### DO THIS
Quote the data exactly, first line to the line containing "from bokeh.resources import INLINE", with no pictures.

### AVAILABLE DATA
○ ○ ○

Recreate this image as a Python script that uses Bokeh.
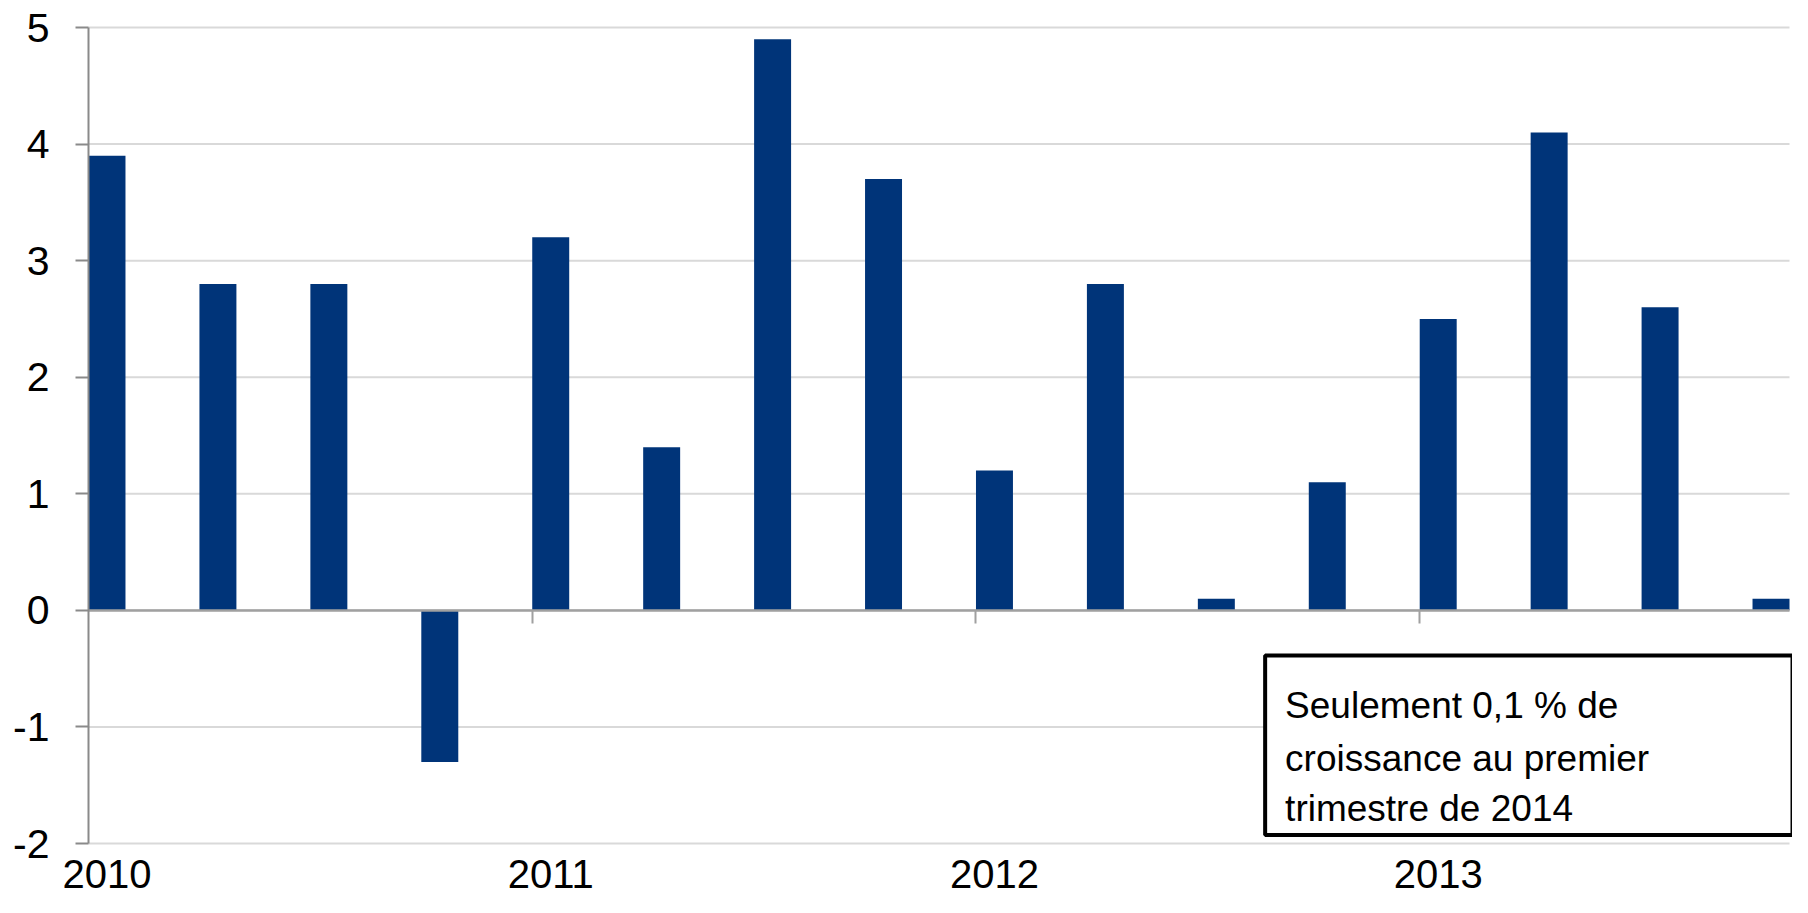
from bokeh.plotting import figure
from bokeh.models import (Range1d, FixedTicker, LinearAxis, BoxAnnotation, Label,
                          ColumnDataSource)
from bokeh.embed import file_html
from bokeh.resources import INLINE

# ---- data ----
quarters = ["2010T1", "2010T2", "2010T3", "2010T4",
            "2011T1", "2011T2", "2011T3", "2011T4",
            "2012T1", "2012T2", "2012T3", "2012T4",
            "2013T1", "2013T2", "2013T3", "2013T4"]
growth = [3.9, 2.8, 2.8, -1.3,
          3.2, 1.4, 4.9, 3.7,
          1.2, 2.8, 0.1, 1.1,
          2.5, 4.1, 2.6, 0.1]
year_labels = ["2010", "2011", "2012", "2013"]
y_ticks = [-2, -1, 0, 1, 2, 3, 4, 5]
note_lines = ["Seulement 0,1 % de", "croissance au premier", "trimestre de 2014"]

FONT = "Liberation Sans"
BAR_COLOR = "#003479"
n = len(quarters)
idx = list(range(n))
bar_w = 1 / 3

# layout (pixels): the frame fills the whole canvas, axes are placed inside it
W, H = 1792, 897
LEFT, TOP = 88, 27          # where the bar area starts on the canvas
PLOT_W_PX = 1701            # width of the bar area
PLOT_H_PX = 816             # height from -2 to 5
y_lo, y_hi = min(y_ticks), max(y_ticks)
px_per_x = PLOT_W_PX / (n - 1 + bar_w)
px_per_y = PLOT_H_PX / (y_hi - y_lo)
x_bar_start = -bar_w / 2
x_bar_end = n - 1 + bar_w / 2
x_start = x_bar_start - LEFT / px_per_x
x_end = x_start + W / px_per_x
y_top = y_hi + TOP / px_per_y
y_start = y_top - H / px_per_y

src = ColumnDataSource(dict(x=idx, top=growth, q=quarters))

p = figure(width=W, height=H, output_backend="svg", toolbar_location=None,
           x_range=Range1d(x_start, x_end),
           y_range=Range1d(y_start, y_top),
           min_border_left=0, min_border_right=0, min_border_top=0,
           min_border_bottom=0)
p.outline_line_color = None
p.background_fill_color = "white"
p.border_fill_color = "white"
p.xgrid.visible = False
p.ygrid.visible = False

# horizontal gridlines at the y ticks, limited to the bar area
p.segment(x0=[x_bar_start] * len(y_ticks), x1=[x_bar_end] * len(y_ticks),
          y0=y_ticks, y1=y_ticks, line_color="#d9d9d9", line_width=2,
          level="underlay")

p.vbar(x="x", top="top", bottom=0, width=bar_w, source=src,
       fill_color=BAR_COLOR, line_color=None)

# y axis
ya = p.yaxis[0]
ya.fixed_location = x_bar_start
ya.ticker = FixedTicker(ticks=y_ticks)
ya.bounds = (y_lo, y_hi)
ya.major_label_overrides = {t: str(t) for t in y_ticks}
ya.axis_line_color = "#8a8a8a"
ya.axis_line_width = 2
ya.major_tick_line_color = "#8a8a8a"
ya.major_tick_line_width = 2
ya.major_tick_out = 13
ya.major_tick_in = 0
ya.minor_tick_line_color = None
ya.major_label_standoff = 26
ya.major_label_text_font = FONT
ya.major_label_text_font_size = "41px"
ya.major_label_text_color = "black"

# x axis at zero: line + year-boundary ticks
xa = p.xaxis[0]
xa.fixed_location = 0
xa.bounds = (x_bar_start, x_bar_end)
year_starts = [i * 4 for i in range(1, len(year_labels))]
xa.ticker = FixedTicker(ticks=[s - bar_w / 2 for s in year_starts])
xa.axis_line_color = "#a0a0a0"
xa.axis_line_width = 2.5
xa.major_tick_line_color = "#a0a0a0"
xa.major_tick_line_width = 2
xa.major_tick_out = 13
xa.major_tick_in = 0
xa.minor_tick_line_color = None
xa.major_label_text_alpha = 0
xa.major_label_text_font_size = "1px"

# year labels at the bottom
label_pos = [i * 4 for i in range(len(year_labels))]
la = LinearAxis(fixed_location=y_lo)
la.ticker = FixedTicker(ticks=label_pos)
la.major_label_overrides = {pos: lab for pos, lab in zip(label_pos, year_labels)}
la.axis_line_color = None
la.major_tick_line_color = None
la.minor_tick_line_color = None
la.major_tick_out = 0
la.major_tick_in = 0
la.major_label_standoff = 16
la.major_label_text_font = FONT
la.major_label_text_font_size = "40px"
la.major_label_text_color = "black"
p.add_layout(la, "below")

# annotation box
box = BoxAnnotation(left=10.44, right=x_end, top=-0.387, bottom=-1.927,
                    fill_color="white", fill_alpha=1.0,
                    line_color="black", line_width=4, line_alpha=1.0)
p.add_layout(box)

for line, yy in zip(note_lines, [-0.816, -1.271, -1.700]):
    p.add_layout(Label(x=10.62, y=yy, text=line, text_font=FONT,
                       text_font_size="37px", text_color="black",
                       text_baseline="alphabetic", text_align="left"))

open("out.html", "w").write(file_html(p, INLINE))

○ ○ ○

### RESULT FOR THIS EXERCISE
Recreate this image as a Python script that uses Bokeh.
from bokeh.plotting import figure
from bokeh.models import (Range1d, FixedTicker, LinearAxis, BoxAnnotation, Label,
                          ColumnDataSource)
from bokeh.embed import file_html
from bokeh.resources import INLINE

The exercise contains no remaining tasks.